Of the lines listed below, return exactly those that run from the line containing "Emit a web page" through the line containing "var chart = echarts.init(document.getElementById('chart'));", both included.

* begin *

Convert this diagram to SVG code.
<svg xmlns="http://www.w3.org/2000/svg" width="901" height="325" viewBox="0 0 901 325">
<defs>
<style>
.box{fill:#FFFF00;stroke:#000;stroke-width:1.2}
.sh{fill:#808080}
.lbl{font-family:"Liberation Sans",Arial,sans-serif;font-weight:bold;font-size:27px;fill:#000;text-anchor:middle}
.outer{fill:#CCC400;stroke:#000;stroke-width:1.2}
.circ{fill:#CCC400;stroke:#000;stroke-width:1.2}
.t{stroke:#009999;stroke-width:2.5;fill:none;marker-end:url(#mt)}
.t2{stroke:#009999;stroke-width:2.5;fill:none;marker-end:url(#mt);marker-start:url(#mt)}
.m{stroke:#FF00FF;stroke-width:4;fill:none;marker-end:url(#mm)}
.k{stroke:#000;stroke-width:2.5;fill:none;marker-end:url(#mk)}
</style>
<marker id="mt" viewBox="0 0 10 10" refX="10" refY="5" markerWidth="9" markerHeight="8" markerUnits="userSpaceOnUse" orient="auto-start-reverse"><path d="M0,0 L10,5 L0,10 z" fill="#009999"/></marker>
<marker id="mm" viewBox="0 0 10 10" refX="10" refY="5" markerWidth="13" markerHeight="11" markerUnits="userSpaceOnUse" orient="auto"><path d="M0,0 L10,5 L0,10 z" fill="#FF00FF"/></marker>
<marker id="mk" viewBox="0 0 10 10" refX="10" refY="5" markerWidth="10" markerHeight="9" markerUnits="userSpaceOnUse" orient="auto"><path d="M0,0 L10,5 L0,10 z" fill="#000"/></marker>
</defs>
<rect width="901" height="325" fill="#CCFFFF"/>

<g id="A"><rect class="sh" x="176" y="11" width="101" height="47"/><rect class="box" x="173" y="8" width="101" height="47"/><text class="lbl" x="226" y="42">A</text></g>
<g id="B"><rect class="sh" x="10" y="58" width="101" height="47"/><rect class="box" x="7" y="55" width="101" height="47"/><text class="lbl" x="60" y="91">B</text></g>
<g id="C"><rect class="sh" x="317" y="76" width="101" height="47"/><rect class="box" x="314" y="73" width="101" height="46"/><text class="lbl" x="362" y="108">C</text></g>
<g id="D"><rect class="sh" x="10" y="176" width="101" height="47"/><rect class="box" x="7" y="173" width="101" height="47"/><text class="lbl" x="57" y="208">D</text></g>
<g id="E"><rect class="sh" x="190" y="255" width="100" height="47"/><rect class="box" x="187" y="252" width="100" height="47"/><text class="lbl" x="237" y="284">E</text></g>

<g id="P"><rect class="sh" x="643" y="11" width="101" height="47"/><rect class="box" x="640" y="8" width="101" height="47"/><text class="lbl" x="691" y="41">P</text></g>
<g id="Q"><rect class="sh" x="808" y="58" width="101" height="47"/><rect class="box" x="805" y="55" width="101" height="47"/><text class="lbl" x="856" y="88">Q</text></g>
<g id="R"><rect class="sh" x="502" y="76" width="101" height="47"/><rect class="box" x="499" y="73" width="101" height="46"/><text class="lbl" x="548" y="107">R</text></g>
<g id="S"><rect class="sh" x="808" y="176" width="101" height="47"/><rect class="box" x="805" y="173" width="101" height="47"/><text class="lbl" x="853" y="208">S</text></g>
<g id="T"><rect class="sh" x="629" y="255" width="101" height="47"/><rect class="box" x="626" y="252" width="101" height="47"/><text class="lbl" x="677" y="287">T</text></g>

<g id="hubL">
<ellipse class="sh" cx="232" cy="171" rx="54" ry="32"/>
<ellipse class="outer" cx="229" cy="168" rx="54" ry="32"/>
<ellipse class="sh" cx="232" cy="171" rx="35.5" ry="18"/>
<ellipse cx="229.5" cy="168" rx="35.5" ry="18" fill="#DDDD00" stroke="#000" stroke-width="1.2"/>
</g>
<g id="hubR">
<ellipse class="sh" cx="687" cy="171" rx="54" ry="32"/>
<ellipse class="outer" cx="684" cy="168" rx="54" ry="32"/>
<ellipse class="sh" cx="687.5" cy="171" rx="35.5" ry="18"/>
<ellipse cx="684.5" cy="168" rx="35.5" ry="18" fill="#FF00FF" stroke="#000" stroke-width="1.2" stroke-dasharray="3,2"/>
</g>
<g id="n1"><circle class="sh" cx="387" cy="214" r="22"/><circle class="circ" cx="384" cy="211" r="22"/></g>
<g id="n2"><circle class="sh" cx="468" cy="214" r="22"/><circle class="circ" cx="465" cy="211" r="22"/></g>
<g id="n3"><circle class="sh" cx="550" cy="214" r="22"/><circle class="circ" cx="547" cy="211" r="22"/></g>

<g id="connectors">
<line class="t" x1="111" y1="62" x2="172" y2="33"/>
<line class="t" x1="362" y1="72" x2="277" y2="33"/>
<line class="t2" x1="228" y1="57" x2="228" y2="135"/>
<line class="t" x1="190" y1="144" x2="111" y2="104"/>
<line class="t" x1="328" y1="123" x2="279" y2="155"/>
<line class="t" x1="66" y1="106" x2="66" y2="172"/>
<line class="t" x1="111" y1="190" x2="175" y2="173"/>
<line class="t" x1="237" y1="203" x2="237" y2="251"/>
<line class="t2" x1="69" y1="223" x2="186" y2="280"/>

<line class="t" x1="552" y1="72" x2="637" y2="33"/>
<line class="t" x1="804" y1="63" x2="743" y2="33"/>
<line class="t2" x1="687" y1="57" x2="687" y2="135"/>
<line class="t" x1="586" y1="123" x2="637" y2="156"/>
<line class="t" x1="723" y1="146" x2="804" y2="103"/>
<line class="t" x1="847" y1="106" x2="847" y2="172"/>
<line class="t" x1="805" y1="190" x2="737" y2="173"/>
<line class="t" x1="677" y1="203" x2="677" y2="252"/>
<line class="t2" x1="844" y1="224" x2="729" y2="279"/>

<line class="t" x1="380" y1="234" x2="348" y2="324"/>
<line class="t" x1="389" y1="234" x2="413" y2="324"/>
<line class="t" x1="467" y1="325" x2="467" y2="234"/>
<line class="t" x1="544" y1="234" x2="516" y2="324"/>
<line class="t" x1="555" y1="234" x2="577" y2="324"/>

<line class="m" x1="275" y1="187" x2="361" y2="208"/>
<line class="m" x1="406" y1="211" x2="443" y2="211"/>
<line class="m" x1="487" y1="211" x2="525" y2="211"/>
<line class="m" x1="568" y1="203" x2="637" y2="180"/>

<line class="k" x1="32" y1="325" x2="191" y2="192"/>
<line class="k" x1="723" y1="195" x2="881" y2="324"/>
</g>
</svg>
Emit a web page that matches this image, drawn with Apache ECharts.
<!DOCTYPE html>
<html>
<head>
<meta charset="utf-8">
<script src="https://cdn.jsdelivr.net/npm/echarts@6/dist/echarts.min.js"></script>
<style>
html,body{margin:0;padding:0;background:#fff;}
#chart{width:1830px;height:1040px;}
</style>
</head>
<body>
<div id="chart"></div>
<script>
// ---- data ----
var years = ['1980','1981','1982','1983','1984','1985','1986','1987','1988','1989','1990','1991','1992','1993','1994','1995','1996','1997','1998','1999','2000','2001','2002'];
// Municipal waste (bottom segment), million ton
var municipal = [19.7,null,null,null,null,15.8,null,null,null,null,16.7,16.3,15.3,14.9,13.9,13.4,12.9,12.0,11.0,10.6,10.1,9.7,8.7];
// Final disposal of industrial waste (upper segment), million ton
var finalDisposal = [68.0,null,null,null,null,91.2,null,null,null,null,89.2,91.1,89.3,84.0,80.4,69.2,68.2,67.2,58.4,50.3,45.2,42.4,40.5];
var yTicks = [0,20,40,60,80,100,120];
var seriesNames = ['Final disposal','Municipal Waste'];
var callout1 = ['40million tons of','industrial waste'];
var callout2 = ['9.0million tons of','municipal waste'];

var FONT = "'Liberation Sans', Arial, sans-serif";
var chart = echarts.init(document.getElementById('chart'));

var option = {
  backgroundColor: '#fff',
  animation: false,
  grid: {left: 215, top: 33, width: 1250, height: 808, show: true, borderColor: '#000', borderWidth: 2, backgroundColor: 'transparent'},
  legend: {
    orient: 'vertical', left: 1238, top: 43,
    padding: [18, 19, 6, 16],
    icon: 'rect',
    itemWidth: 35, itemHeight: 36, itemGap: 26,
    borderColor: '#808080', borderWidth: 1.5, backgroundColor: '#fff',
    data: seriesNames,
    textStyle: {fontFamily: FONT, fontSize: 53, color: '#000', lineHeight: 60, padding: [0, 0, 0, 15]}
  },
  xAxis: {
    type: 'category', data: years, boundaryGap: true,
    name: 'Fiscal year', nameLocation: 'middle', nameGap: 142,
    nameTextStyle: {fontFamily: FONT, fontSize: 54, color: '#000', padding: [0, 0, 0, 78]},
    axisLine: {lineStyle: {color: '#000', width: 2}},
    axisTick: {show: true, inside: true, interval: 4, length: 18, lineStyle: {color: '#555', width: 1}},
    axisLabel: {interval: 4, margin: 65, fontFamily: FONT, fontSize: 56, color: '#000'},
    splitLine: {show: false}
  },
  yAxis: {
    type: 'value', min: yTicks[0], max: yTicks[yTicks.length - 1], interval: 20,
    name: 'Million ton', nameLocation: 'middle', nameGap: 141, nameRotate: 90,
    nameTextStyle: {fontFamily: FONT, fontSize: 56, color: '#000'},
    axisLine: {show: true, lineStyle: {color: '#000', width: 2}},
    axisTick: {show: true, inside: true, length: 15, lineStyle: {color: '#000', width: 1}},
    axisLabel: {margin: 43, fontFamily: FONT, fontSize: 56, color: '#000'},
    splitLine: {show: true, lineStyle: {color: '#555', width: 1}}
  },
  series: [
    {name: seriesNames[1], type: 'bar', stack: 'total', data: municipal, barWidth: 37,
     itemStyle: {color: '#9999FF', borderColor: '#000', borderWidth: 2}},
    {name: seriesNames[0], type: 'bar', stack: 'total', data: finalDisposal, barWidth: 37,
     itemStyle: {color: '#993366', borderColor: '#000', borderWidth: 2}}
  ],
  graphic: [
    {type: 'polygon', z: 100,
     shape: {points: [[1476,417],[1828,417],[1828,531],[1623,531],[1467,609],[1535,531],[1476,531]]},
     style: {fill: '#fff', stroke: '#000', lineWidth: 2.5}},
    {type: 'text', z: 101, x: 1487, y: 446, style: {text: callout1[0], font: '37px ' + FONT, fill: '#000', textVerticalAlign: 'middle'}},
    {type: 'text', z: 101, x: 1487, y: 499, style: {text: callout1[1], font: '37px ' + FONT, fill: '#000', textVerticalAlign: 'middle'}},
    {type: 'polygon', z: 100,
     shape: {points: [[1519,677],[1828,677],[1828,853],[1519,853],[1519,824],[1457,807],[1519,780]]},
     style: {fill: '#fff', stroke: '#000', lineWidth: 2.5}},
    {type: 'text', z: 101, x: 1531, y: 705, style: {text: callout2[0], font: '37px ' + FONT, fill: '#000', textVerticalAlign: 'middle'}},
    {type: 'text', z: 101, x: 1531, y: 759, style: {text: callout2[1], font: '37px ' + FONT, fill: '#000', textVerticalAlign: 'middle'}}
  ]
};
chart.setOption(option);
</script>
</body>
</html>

* end *

== Expected output ==
Emit a web page that matches this image, drawn with Apache ECharts.
<!DOCTYPE html>
<html>
<head>
<meta charset="utf-8">
<script src="https://cdn.jsdelivr.net/npm/echarts@6/dist/echarts.min.js"></script>
<style>
html,body{margin:0;padding:0;background:#fff;}
#chart{width:1830px;height:1040px;}
</style>
</head>
<body>
<div id="chart"></div>
<script>
// ---- data ----
var years = ['1980','1981','1982','1983','1984','1985','1986','1987','1988','1989','1990','1991','1992','1993','1994','1995','1996','1997','1998','1999','2000','2001','2002'];
// Municipal waste (bottom segment), million ton
var municipal = [19.7,null,null,null,null,15.8,null,null,null,null,16.7,16.3,15.3,14.9,13.9,13.4,12.9,12.0,11.0,10.6,10.1,9.7,8.7];
// Final disposal of industrial waste (upper segment), million ton
var finalDisposal = [68.0,null,null,null,null,91.2,null,null,null,null,89.2,91.1,89.3,84.0,80.4,69.2,68.2,67.2,58.4,50.3,45.2,42.4,40.5];
var yTicks = [0,20,40,60,80,100,120];
var seriesNames = ['Final disposal','Municipal Waste'];
var callout1 = ['40million tons of','industrial waste'];
var callout2 = ['9.0million tons of','municipal waste'];

var FONT = "'Liberation Sans', Arial, sans-serif";
var chart = echarts.init(document.getElementById('chart'));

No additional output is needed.